The importer contends that term "value" as used in subheading 9902.71.13, HTSUSA, refers to the dutiable value rather than appraised value of imported merchandise. Section 500 of the Tariff Act of 1930, as amended (19 U.S.C.  1500), is the general authority for Customs to appraise imported merchandise. It provides that Customs shall appraise merchandise by ascertaining its value under section 402 of the TAA. In addition, section 503 of the Tariff Act of 1930, as amended, provides:

Except as [otherwise] provided...the basis for the assessment of duties on imported merchandise subject to ad valorem rates of duty or rates based upon or regulated in any manner by the value of the merchandise, shall be the appraised value determined upon liquidation, in accordance with section 1500 of this title....

19 U.S.C.  1503. Thus to restate, where a rate of duty is regulated by the value of imported merchandise, the term "value" refers to the appraised value of the merchandise determined in accordance with section 402 of the TAA. Accordingly, the term "value" in subheading 9902.71.13, HTSUSA, refers to the appraised value of the imported merchandise. See also C.S.D. 81-36; HRL 543319 dated January 17, 1985. Finally, we have not addressed the question of the proper dutiable value of the imported merchandise since this issue was not raised by the internal advice request.

HOLDING:

The value of the U.S. origin containers classified in subheading 9801.00.10, HTSUSA, is part of the appraised value of imported merchandise. The term "value" in subheading 9902.71.13, HTSUSA, refers to appraised value of imported merchandise.

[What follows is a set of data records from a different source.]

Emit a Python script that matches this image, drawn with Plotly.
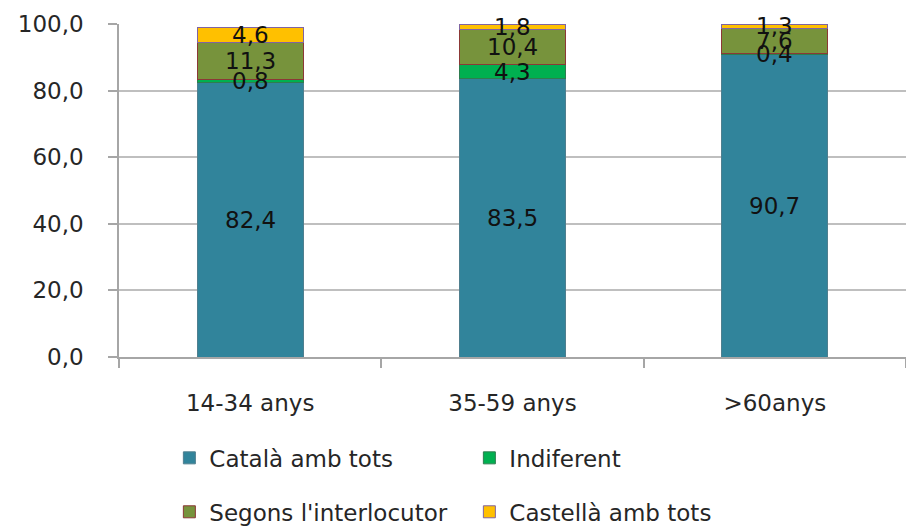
import plotly.graph_objects as go

# Age groups and the share (%) of each language-use answer
categories = ["14-34 anys", "35-59 anys", ">60anys"]
series_names = ["Català amb tots", "Indiferent", "Segons l'interlocutor", "Castellà amb tots"]
catala = [82.4, 83.5, 90.7]
indiferent = [0.8, 4.3, 0.4]
segons = [11.3, 10.4, 7.6]
castella = [4.6, 1.8, 1.3]
y_ticks = [0, 20, 40, 60, 80, 100]

values = [catala, indiferent, segons, castella]
fills = ["#31849B", "#00B050", "#77933C", "#FFC000"]
edges = ["#4F7F8F", "#2E7D4F", "#8C3836", "#8064A2"]
legend_ids = ["legend", "legend", "legend2", "legend2"]

FONT = "DejaVu Sans"
FS = 23

fig = go.Figure()
for name, vals, fc, ec, lg in zip(series_names, values, fills, edges, legend_ids):
    fig.add_trace(go.Bar(
        x=categories, y=vals, name=name,
        marker=dict(color=fc, line=dict(color=ec, width=1)),
        legend=lg, hoverinfo="skip",
    ))

# value labels centred in each stacked segment
annotations = []
for i, cat in enumerate(categories):
    base = 0.0
    for vals in values:
        v = vals[i]
        annotations.append(dict(
            x=cat, y=base + v / 2, xref="x", yref="y",
            text=f"{v:.1f}".replace(".", ","), showarrow=False,
            font=dict(family=FONT, size=FS, color="#111111"),
            xanchor="center", yanchor="middle",
        ))
        base += v

fig.update_layout(
    width=906, height=528,
    margin=dict(l=119, r=0, t=24, b=171, autoexpand=False),
    barmode="stack", bargap=0.597,
    separators=",.",
    paper_bgcolor="white", plot_bgcolor="white",
    font=dict(family=FONT, size=FS, color="#262626"),
    annotations=annotations,
    xaxis=dict(
        showline=True, linecolor="#A6A6A6", linewidth=1.5,
        ticks="outside", tickson="boundaries", ticklen=9, tickcolor="#A6A6A6",
        tickwidth=1.5, ticklabelstandoff=25,
        tickfont=dict(family=FONT, size=FS, color="#262626"),
    ),
    yaxis=dict(
        range=[0, 100], tickvals=y_ticks, tickformat=".1f",
        showline=True, linecolor="#A6A6A6", linewidth=1.5,
        ticks="outside", ticklen=9, tickcolor="#A6A6A6", tickwidth=1.5,
        showgrid=True, gridcolor="#BFBFBF", gridwidth=1.5,
        zeroline=False, ticklabelstandoff=20,
        tickfont=dict(family=FONT, size=FS, color="#262626"),
    ),
    legend=dict(
        orientation="h", x=0.064, xanchor="left", y=-0.303, yanchor="middle",
        entrywidth=255, entrywidthmode="pixels",
        font=dict(family=FONT, size=FS, color="#262626"),
        bgcolor="rgba(0,0,0,0)", traceorder="normal",
    ),
    legend2=dict(
        orientation="h", x=0.064, xanchor="left", y=-0.465, yanchor="middle",
        entrywidth=255, entrywidthmode="pixels",
        font=dict(family=FONT, size=FS, color="#262626"),
        bgcolor="rgba(0,0,0,0)", traceorder="normal",
    ),
)

fig.write_html("out.html")
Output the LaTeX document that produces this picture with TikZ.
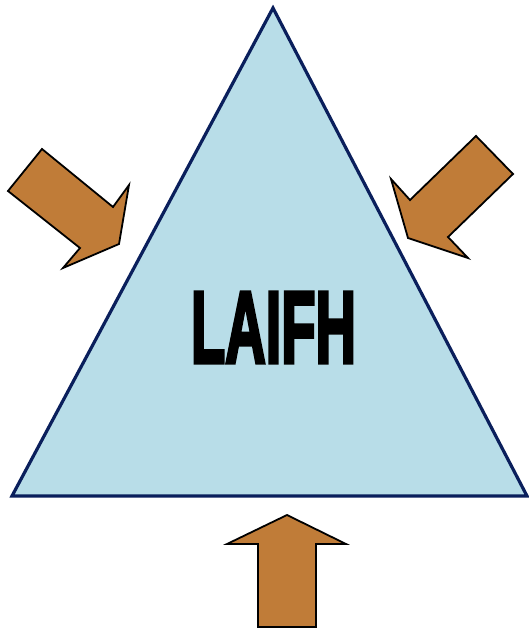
\documentclass[tikz,border=0pt]{standalone}
\usepackage{fontspec}
\newfontfamily\laifhfont[FakeBold=4]{Liberation Sans Bold}
\definecolor{triblue}{HTML}{B8DDE8}
\definecolor{trinavy}{HTML}{0A1F5C}
\definecolor{arrbrown}{HTML}{C07C38}
\begin{document}
\begin{tikzpicture}[x=1pt,y=-1pt,
  arrowshape/.style={fill=arrbrown,draw=black,line width=1.8pt,line join=miter},
  tri/.style={fill=triblue,draw=trinavy,line width=3.2pt,line join=miter}]
\useasboundingbox (0,0) rectangle (529,629);
\coordinate (apex) at (273,8);
\coordinate (bl) at (12,496);
\coordinate (br) at (527,496);
\draw[tri] (apex) -- (br) -- (bl) -- cycle;
\node[inner sep=0pt,anchor=center] (label) at (273.5,327.5)
  {\scalebox{0.55}[1]{\laifhfont\fontsize{102}{102}\selectfont LAIFH}};
% left arrow
\draw[arrowshape] (42,149) -- (113,207) -- (129,185) -- (119,244) -- (63,268) -- (80,248) -- (8,191) -- cycle;
% right arrow
\draw[arrowshape] (476,136) -- (513,174) -- (448,237) -- (468,258) -- (408,238) -- (391,179) -- (410,200) -- cycle;
% bottom arrow
\draw[arrowshape] (287,515) -- (346,544) -- (316,544) -- (316,627) -- (258,627) -- (258,544) -- (227,544) -- cycle;
\end{tikzpicture}
\end{document}
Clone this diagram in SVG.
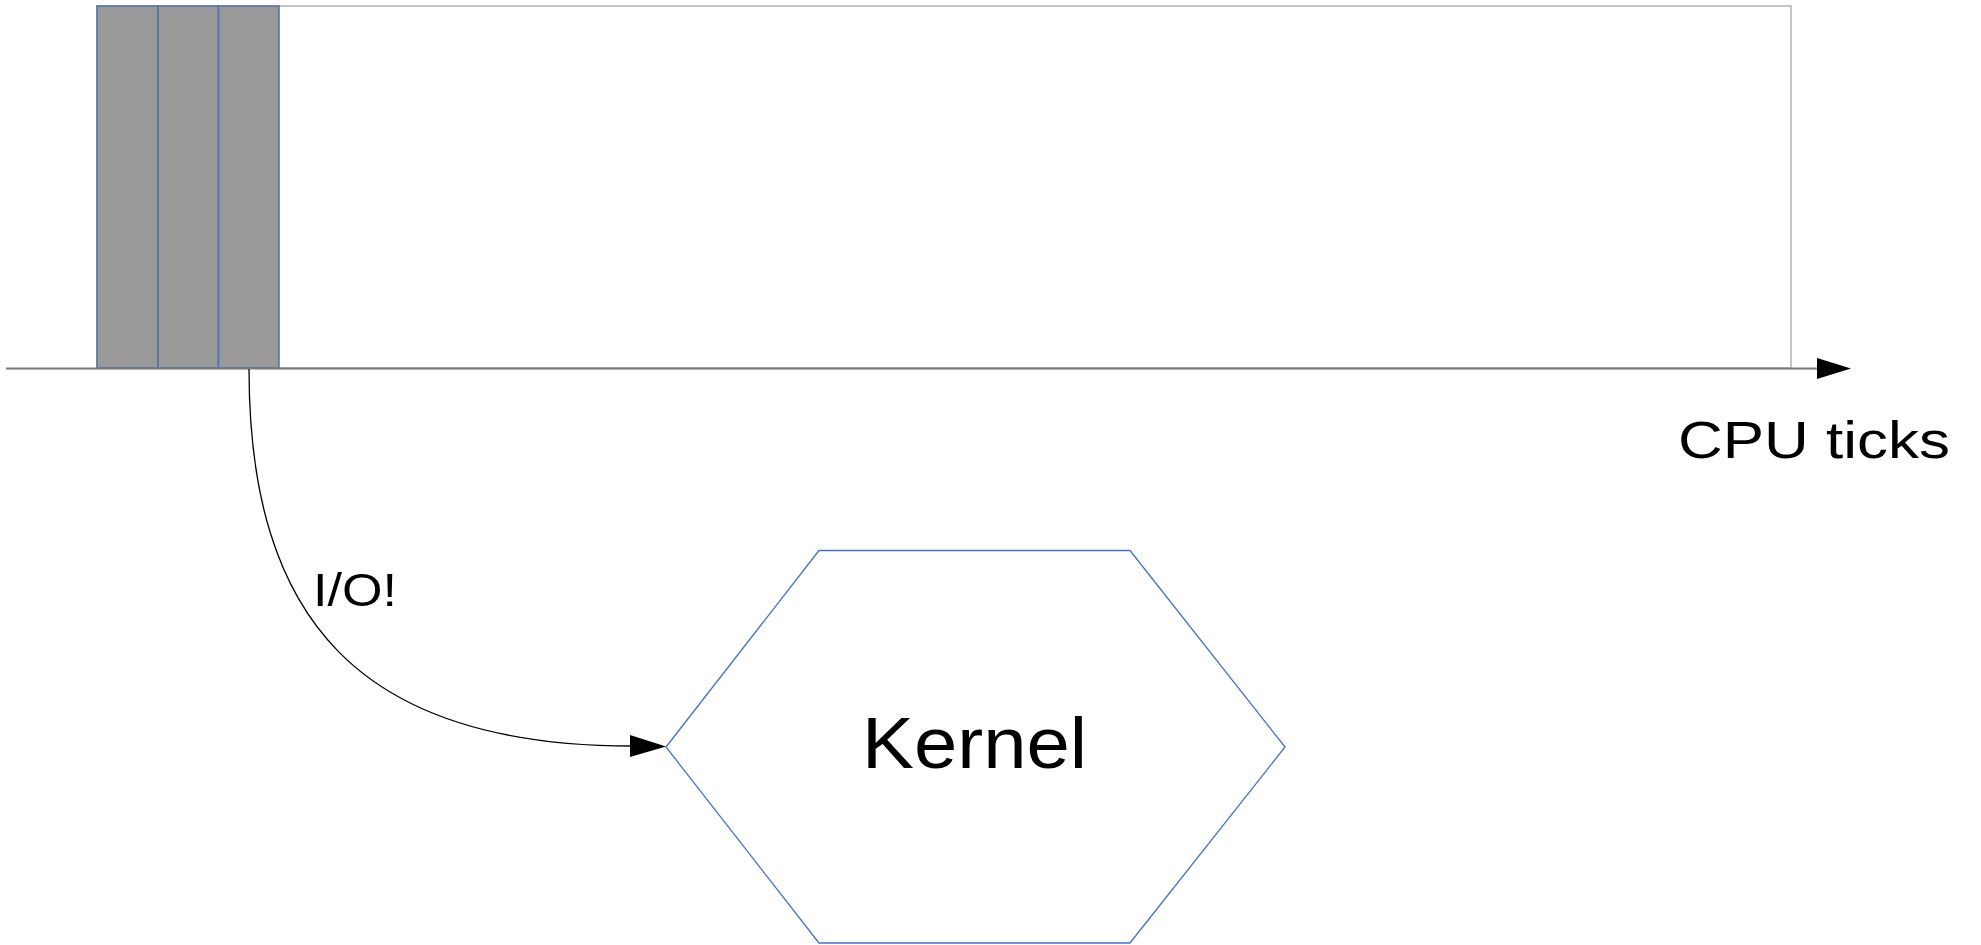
<svg xmlns="http://www.w3.org/2000/svg" width="1981" height="945" viewBox="0 0 1981 945">
<style>
.lbl{font-family:"Liberation Sans","DejaVu Sans",sans-serif;fill:#000}
.blk{fill:#999999;stroke:#4f72aa;stroke-width:1.5}
</style>
<defs>
<marker id="tri" markerWidth="10" markerHeight="10" refX="10" refY="5" orient="auto" markerUnits="userSpaceOnUse" viewBox="0 0 10 10">
<path d="M0,0 L10,5 L0,10 Z" fill="#000"/>
</marker>
</defs>
<rect width="1981" height="945" fill="#fff"/>
<g id="timeline">
<rect x="97" y="6" width="1694" height="362" fill="#fff" stroke="#c4c4c4" stroke-width="2"/>
</g>
<g id="slice1"><rect class="blk" x="97" y="6" width="61" height="362"/></g>
<g id="slice2"><rect class="blk" x="158" y="6" width="60.5" height="362"/></g>
<g id="slice3"><rect class="blk" x="218.5" y="6" width="60.5" height="362"/></g>
<g id="connectors">
<line x1="6" y1="368.5" x2="1818" y2="368.5" stroke="#7a7a7a" stroke-width="2"/>
<path d="M1817,358 L1851,368.5 L1817,379 Z" fill="#000"/>
<path d="M249,369 C249,620 360,746 632,746" fill="none" stroke="#000" stroke-width="1.3"/>
<path d="M630,735 L666,746.5 L630,757 Z" fill="#000"/>
</g>
<g id="kernel">
<polygon points="666,747 819,550.5 1130,550.5 1285,747 1130,943 819,943" fill="#fff" stroke="#4472c4" stroke-width="1.3"/>
<text class="lbl" x="862" y="768" font-size="72" textLength="225" lengthAdjust="spacingAndGlyphs">Kernel</text>
</g>
<g id="labels">
<text class="lbl" x="1678" y="458" font-size="52" textLength="272" lengthAdjust="spacingAndGlyphs">CPU ticks</text>
<text class="lbl" x="313" y="606" font-size="46" textLength="84" lengthAdjust="spacingAndGlyphs">I/O!</text>
</g>
</svg>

This decision should be mailed by your office to the internal advice requester no later than sixty days from the date of this letter. On that date the Office of Regulations and Rulings will take steps to make the decision available to Customs personnel vis the Customs Rulings Module in ACS, and to the public via the Diskette Subscription Service, Freedom of Information Act and other public access channels.